POLITICS & POLICY

The CETA agreement between the European Union and Canada is practically dead. On Thursday, the Prime Minister of the Belgian region of Wallonia, Paul Magnette, held a key speech in front of the Regional Parliament outlining the reasons behind his refusal to sign the international trade deal. In reply to his critical stance, the European Institutions extended the deadline for a final agreement until October 24. However, on Monday, the Belgian Prime Minister, Charles Michel, admitted that as a result of internal divisions his country will not able to sign the CETA deal. According to many international experts the failure of the negotiations with Canada could also further jeopardize the Transatlantic Trade and Investment Partnership (TTIP), which the EU is negotiating with with the United States.

On Monday, in an interview to La Repubblica, Italian MEP Alessia Mosca said that “without an agreement on CETA, the EU itself has no future”. However, on Tuesday, in what has been considered a rather unexpected move, the Canadian Prime Minister, Justin Trudeau, decided nonetheless to travel to Brussels for the official signature, scheduled for October 27. Trudeau and the President of the European Council, Donald Tusk, decided to keep in touch over the next days in a bid to find a solution to the deadlock.

In other news, Spain is making the headlines all over Europe. The political deadlock that has characterized the country’s political system for the last ten months came to an end on Monday, as the Socialist party (PSOE) decided to lift its veto on a Conservative minority government. The long awaited decision came at the end of a party conference that left the PSOE split in two.

However, there is no room for celebrations in Madrid, as the European Central Bank and the European Commission immediately put pressure on the forthcoming government. As a result of the sixth post-programme surveillance visit to the country, the ECB published an official press release stating that “the [Spanish] structural reform agenda needs to be resumed once a government with full legislative powers is in place in order to further rebalance the economy, reduce unemployment and raise Spain’s productivity and growth potential”. Over the summer the Commission had let Spain and Portugal off the hook over their budgetary deficit breach. Recently, Spain’s Finance minister De Guindos said that the new government will need to save up to €5.5 billion in 2017 to meet Brussels’s requests.

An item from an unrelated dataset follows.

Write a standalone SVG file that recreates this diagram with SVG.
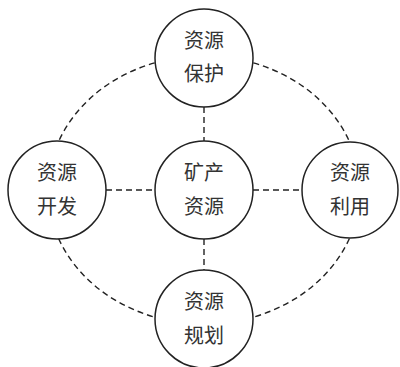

The approval of the Italian budget law remains a source of tensions between national and European institutions. In the frame of the European Semester procedures, the European Commission rejected the budget law forwarded by Rome last week. The bone of contention is a 0.1% deficit increase foreseen by the Italian institutions. Officially, the increase is aimed at tackling the migrant crisis and financing a national plan for infrastructure, after a major earthquake hit the country’s central regions last August. But Brussels claimed that Italy has no further room for flexibility, as it already benefited from a €19 billion margin last year, which the Commission agreed to in a move to ease off the domestic difficulties of the government. However, on Sunday Italy’s Finance Minister, Carlo Padoan, raised the political stakes. He claimed that EU institutions need to choose between approving the Italian budget and encouraging a “Hungarian” approach to the issue of migration–thus destroying any notion of solidarity within the EU.


THE STATEMENT

“Even dyed-in-the-wool backers of Europe can see that we have to convince people again, and we have to do it outside of the ivory towers of the professional backers of Europe”.

Frank-Walter Steinmeier, Foreign Minister of Germany

Source: Politico.eu, 24.10.2016


NUMBERS

€52, €10, and €5.90

The per hour labour costs in Germany, Poland, and Romania respectively, according to the German Federation of Automotive Industry (VDA).

Source: Handelsblatt, 24.10.2016

14,000

The number of jobs that have been created by German investors in Eastern Europe since 2010.